The average rate on the popular US 30-year fixed-rate mortgage increased slightly to 6.78% for the week ending July 25, according to mortgage finance agency Freddie Mac. This rate is about half a percentage point below its peak earlier this year, as potential homebuyers continue to exhibit hesitancy.
Key Highlights:
Mortgage Rate Movement:
- The 30-year fixed-rate mortgage rose to 6.78%, up from 6.77% the previous week.
- The rate was 6.81% during the same period last year.
Market Hesitancy:
- Chief Economist Sam Khater noted that despite the lower rates, buyers remain cautious, as indicated by declining new and existing home sales data.
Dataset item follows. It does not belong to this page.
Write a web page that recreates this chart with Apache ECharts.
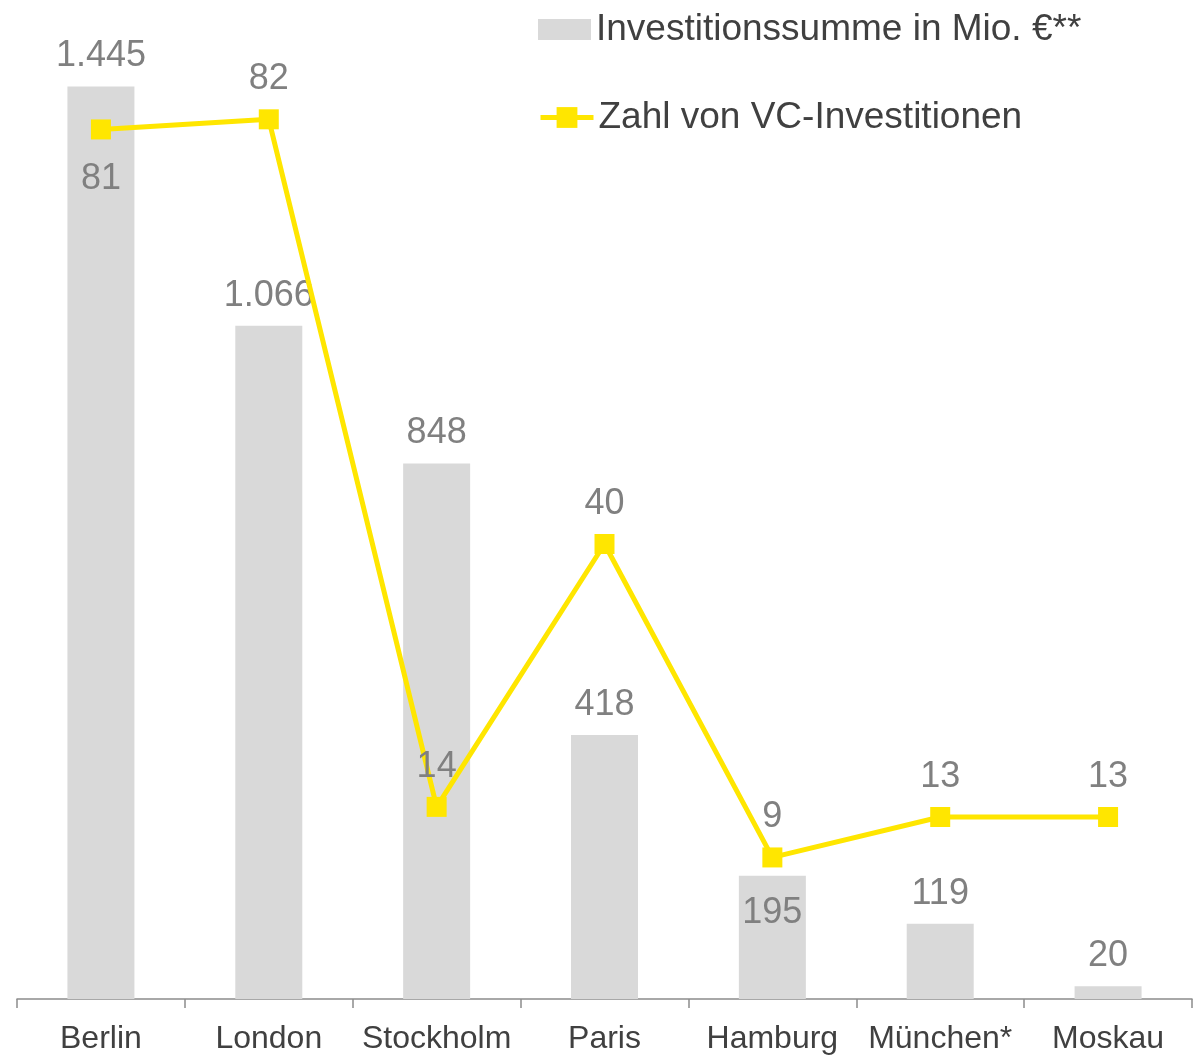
<!DOCTYPE html>
<html>
<head>
<meta charset="utf-8">
<script src="https://cdn.jsdelivr.net/npm/echarts@6/dist/echarts.min.js"></script>
<style>
html,body{margin:0;padding:0;background:#fff;}
#chart{width:1198px;height:1055px;}
</style>
</head>
<body>
<div id="chart"></div>
<script>
const categories = ['Berlin', 'London', 'Stockholm', 'Paris', 'Hamburg', 'München*', 'Moskau'];
const investSum = [1445, 1066, 848, 418, 195, 119, 20];
const investCount = [81, 82, 14, 40, 9, 13, 13];
const seriesNames = ['Investitionssumme in Mio. €**', 'Zahl von VC-Investitionen'];

function deFormat(v) {
  return String(v).replace(/\B(?=(\d{3})+(?!\d))/g, '.');
}

const FONT = '"Liberation Sans", Arial, sans-serif';
const chart = echarts.init(document.getElementById('chart'), null, {renderer: 'canvas'});

const barData = investSum.map((v, i) => categories[i] === 'Hamburg'
  ? {value: v, label: {position: 'insideTop', distance: 19}}
  : v);
const lineData = investCount.map((v, i) => categories[i] === 'Berlin'
  ? {value: v, label: {position: 'bottom', distance: 22}}
  : v);

const legendText = {fontFamily: FONT, fontSize: 37, color: '#404040'};

chart.setOption({
  animation: false,
  backgroundColor: '#ffffff',
  textStyle: {fontFamily: FONT},
  grid: {left: 17, right: 6, top: 0, bottom: 55, containLabel: false},
  legend: [
    {
      orient: 'vertical',
      left: 538,
      top: 11,
      padding: 0,
      itemWidth: 53,
      itemHeight: 21,
      textStyle: legendText,
      data: [{name: seriesNames[0], icon: 'rect'}]
    },
    {
      orient: 'vertical',
      left: 538,
      top: 99,
      padding: 0,
      itemWidth: 53,
      itemHeight: 26,
      lineStyle: {width: 5, color: '#ffe600'},
      textStyle: legendText,
      data: [seriesNames[1]]
    }
  ],
  xAxis: {
    type: 'category',
    data: categories,
    boundaryGap: true,
    axisLine: {show: true, lineStyle: {color: '#8c8c8c', width: 1.5}},
    axisTick: {show: true, length: 9, lineStyle: {color: '#8c8c8c', width: 1.5}},
    axisLabel: {fontFamily: FONT, fontSize: 32, color: '#404040', margin: 24, interval: 0}
  },
  yAxis: [
    {type: 'value', min: 0, max: 1582, show: false, splitLine: {show: false}},
    {type: 'value', min: -5, max: 93.8, show: false, splitLine: {show: false}}
  ],
  series: [
    {
      name: seriesNames[0],
      type: 'bar',
      yAxisIndex: 0,
      data: barData,
      barWidth: 67,
      itemStyle: {color: '#d9d9d9'},
      label: {
        show: true, position: 'top', distance: 12,
        fontFamily: FONT, fontSize: 36, color: '#808080',
        formatter: p => deFormat(p.value)
      },
      z: 1
    },
    {
      name: seriesNames[1],
      type: 'line',
      yAxisIndex: 1,
      data: lineData,
      symbol: 'rect',
      symbolSize: 20,
      lineStyle: {color: '#ffe600', width: 5},
      itemStyle: {color: '#ffe600'},
      label: {
        show: true, position: 'top', distance: 12,
        fontFamily: FONT, fontSize: 36, color: '#808080'
      },
      z: 3
    }
  ]
});
</script>
</body>
</html>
- Existing home sales fell 5.4% in June, marking the fourth consecutive monthly drop and the slowest rate since December.
Homeowner Behavior:
- Many homeowners are reluctant to sell properties purchased with lower mortgage rates, as buying a new home would likely result in a higher rate.
- Housing inventory has increased to its highest level in nearly four years, suggesting a shift from a seller's market to a buyer's market, according to NAR Chief Economist Lawrence Yun.
Market Competitiveness:
- Gaurav Khanna, a prospective homebuyer and economics professor at the University of California at San Diego, expressed concerns about entering bidding wars despite the increased inventory, indicating ongoing competitiveness in the market.
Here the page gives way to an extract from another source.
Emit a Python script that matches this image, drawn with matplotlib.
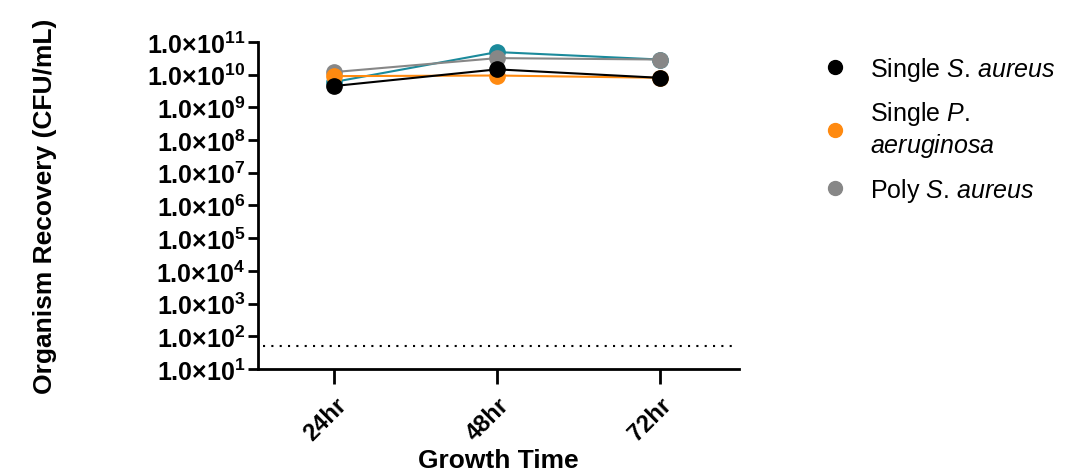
import matplotlib
matplotlib.use("Agg")
import matplotlib.pyplot as plt
from matplotlib.lines import Line2D
import numpy as np

plt.rcParams['font.family'] = ['Liberation Sans', 'DejaVu Sans']
plt.rcParams['mathtext.fontset'] = 'custom'
plt.rcParams['mathtext.rm'] = 'Liberation Sans'
plt.rcParams['mathtext.it'] = 'Liberation Sans:italic'
plt.rcParams['mathtext.bf'] = 'Liberation Sans:bold'

# Data
times = ["24hr", "48hr", "72hr"]
single_sa = [4.5e9, 1.45e10, 8.0e9]
single_pa = [9.0e9, 9.4e9, 8.0e9]
poly_sa = [1.2e10, 3.2e10, 2.9e10]
poly_pa = [6.0e9, 4.9e10, 2.9e10]
detection_limit = 50
ytick_exps = list(range(1, 12))

fig = plt.figure(figsize=(10.72, 4.77), dpi=100)
ax = fig.add_axes([0.2407, 0.2243, 0.449, 0.6857])

x = np.arange(len(times))
ms = 11
ax.plot(x, poly_pa, '-o', color='#1b8a9b', ms=ms, lw=1.5, zorder=3)
ax.plot(x, poly_sa, '-o', color='#878787', ms=ms, lw=1.5, zorder=4)
ax.plot(x, single_pa, '-o', color='#ff8a10', ms=ms, lw=1.5, zorder=5)
ax.plot(x, single_sa, '-o', color='black', ms=ms, lw=1.5, zorder=6)

ax.axhline(detection_limit, xmin=0.01, xmax=0.99, color='black', ls=(0, (1, 3)), lw=1.5)

ax.set_yscale('log')
ax.set_ylim(1e1, 1e11)
ax.set_xlim(-0.47, 2.49)
ax.set_yticks([10.0 ** e for e in ytick_exps])
ax.set_yticklabels([r'1.0×10$^{\mathbf{%d}}$' % e for e in ytick_exps],
                   fontsize=18, fontweight='bold')
ax.minorticks_off()
ax.set_xticks(x)
ax.set_xticklabels(times, rotation=45, ha='right', rotation_mode='anchor',
                   fontsize=17, fontweight='bold')

for s in ['top', 'right']:
    ax.spines[s].set_visible(False)
for s in ['left', 'bottom']:
    ax.spines[s].set_linewidth(2)
ax.tick_params(axis='y', width=2, length=7, color='black', pad=2)
ax.tick_params(axis='x', width=2, length=11, pad=6)

ax.set_ylabel('Organism Recovery (CFU/mL)', fontsize=19, fontweight='bold', labelpad=65)
ax.set_xlabel('Growth Time', fontsize=19, fontweight='bold', labelpad=3)

handles = [
    Line2D([], [], marker='o', ls='', color='black', ms=10),
    Line2D([], [], marker='o', ls='', color='#ff8a10', ms=10),
    Line2D([], [], marker='o', ls='', color='#878787', ms=10),
]
labels = [
    r'Single $\mathit{S.\,aureus}$',
    'Single $\\mathit{P.}$\n$\\mathit{aeruginosa}$',
    r'Poly $\mathit{S.\,aureus}$',
]
fig.legend(handles, labels, loc='upper left', bbox_to_anchor=(0.746, 0.93),
           frameon=False, fontsize=18, handletextpad=0.9, labelspacing=0.65,
           handlelength=1.0)

fig.savefig('out.png', dpi=100)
Insurance Premiums and Affordability:
- Rising homeowners insurance premiums are further impacting housing affordability.
- Many economists predict that home borrowing costs may ease later this year as the Federal Reserve is expected to cut interest rates amid easing inflation.
The slight increase in mortgage rates and the cautious approach by buyers reflect the current complexities in the housing market, balancing between competitive buying conditions and shifting economic indicators.